FAQ

What are Helmsman's hardware requirements?

Helmsman has no specific hardware dependencies. We recommend ~2GB of free disk space if storing the demo data.

What type of sequencing data can Helmsman analyze?

Helmsman's core functionality, the NMF-based or PCA-based mutation signature analysis, can be used to rapidly evaluate mutation patterns present in any collection of sequencing data, and offers an extremely efficient and almost entirely automated (albeit slightly less flexible) alternative to the functions provided by the SomaticSignatures R package:

Gehring JS, Fischer B, Lawrence M, Huber W. SomaticSignatures: inferring mutational signatures from single-nucleotide variants. Bioinformatics. 2015;31(22):3673-3675. doi:10.1093/bioinformatics/btv408.

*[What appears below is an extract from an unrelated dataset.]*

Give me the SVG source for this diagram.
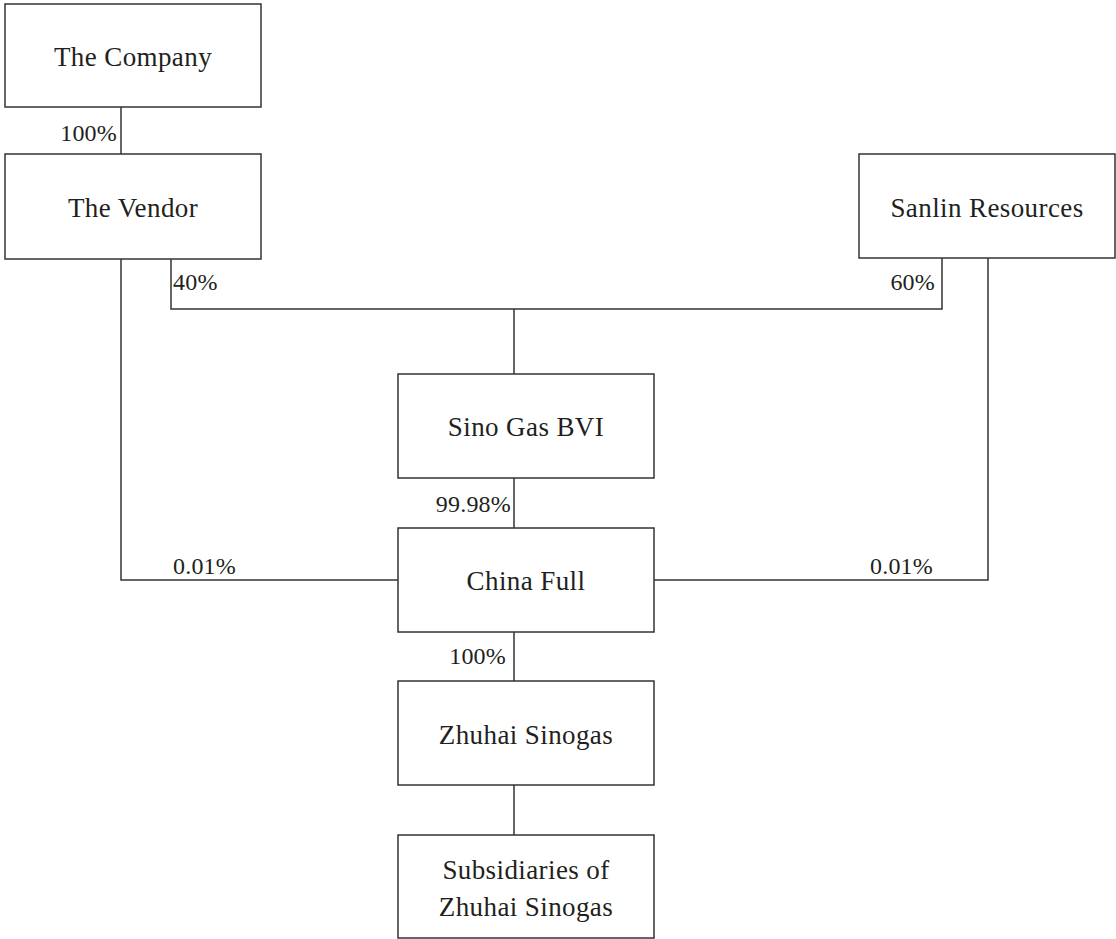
<svg xmlns="http://www.w3.org/2000/svg" width="1116" height="939" viewBox="0 0 1116 939">
<style>
.box{fill:#fff;stroke:#333;stroke-width:1.5}
.ln{fill:none;stroke:#333;stroke-width:1.5}
.t{font-family:"Liberation Serif",serif;font-size:27px;letter-spacing:0.4px;fill:#231f20;text-anchor:middle}
.p{font-family:"Liberation Serif",serif;font-size:24px;letter-spacing:0.2px;fill:#231f20}
.r{text-anchor:end}
</style>
<rect width="1116" height="939" fill="#fff"/>
<g id="connectors">
<path class="ln" d="M121 107V154"/>
<path class="ln" d="M121 259V580H398"/>
<path class="ln" d="M171 259V309H942V258"/>
<path class="ln" d="M514 309V374"/>
<path class="ln" d="M988 258V580H654"/>
<path class="ln" d="M514 478V528"/>
<path class="ln" d="M514 632V681"/>
<path class="ln" d="M514 785V835"/>
<text class="p r" x="117" y="141">100%</text>
<text class="p" x="173" y="290">40%</text>
<text class="p r" x="935" y="290">60%</text>
<text class="p r" x="511" y="512">99.98%</text>
<text class="p" x="173" y="574">0.01%</text>
<text class="p r" x="933" y="574">0.01%</text>
<text class="p r" x="506" y="664">100%</text>
</g>
<g id="company"><rect class="box" x="5" y="4" width="256" height="103"/><text class="t" x="133" y="66">The Company</text></g>
<g id="vendor"><rect class="box" x="5" y="154" width="256" height="105"/><text class="t" x="133" y="217">The Vendor</text></g>
<g id="sanlin"><rect class="box" x="859" y="154" width="256" height="104"/><text class="t" x="987" y="217">Sanlin Resources</text></g>
<g id="sinogas-bvi"><rect class="box" x="398" y="374" width="256" height="104"/><text class="t" x="526" y="436">Sino Gas BVI</text></g>
<g id="china-full"><rect class="box" x="398" y="528" width="256" height="104"/><text class="t" x="526" y="590">China Full</text></g>
<g id="zhuhai"><rect class="box" x="398" y="681" width="256" height="104"/><text class="t" x="526" y="744">Zhuhai Sinogas</text></g>
<g id="subsidiaries"><rect class="box" x="398" y="835" width="256" height="103"/><text class="t" x="526" y="879">Subsidiaries of</text><text class="t" x="526" y="916">Zhuhai Sinogas</text></g>
</svg>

Although we have only tested Helmsman with human data, it should be fully capable of analyzing NGS data from any other organism.

Helmsman is not reading my input VCF

Helmsman uses the cyvcf2 wrapper for htslib libraries for parsing VCFs. If the input VCF is not formatted properly, htslib will often throw an error/warning or stop completely. If you encounter any issues with reading in a VCF file, first confirm that it is properly formatted. vcf-validator is a useful utility for this. You can also try indexing the VCF with tabix -p input.vcf.gz and running a simple bcftools command, such as bcftools view input.vcf.gz. Also check that your VCF contains singleton SNVs, individual genotypes are included, and that the FILTER column contains "PASS" values.

Why am I getting errors about the reference genome?

To build the input matrix of subtype counts, Helmsman must annotate each site with the surrounding sequence context, using a user-specified reference genome file.

The libraries for parsing fasta files require that the chromosome records in your fasta reference file are formatted identically to the CHROM field of your VCF (e.g., if the fasta header is formatted as >chrN but the VCF CHROM field is just N). If you encounter any errors, try modifying the the fasta file to either strip or add "chr" to each record.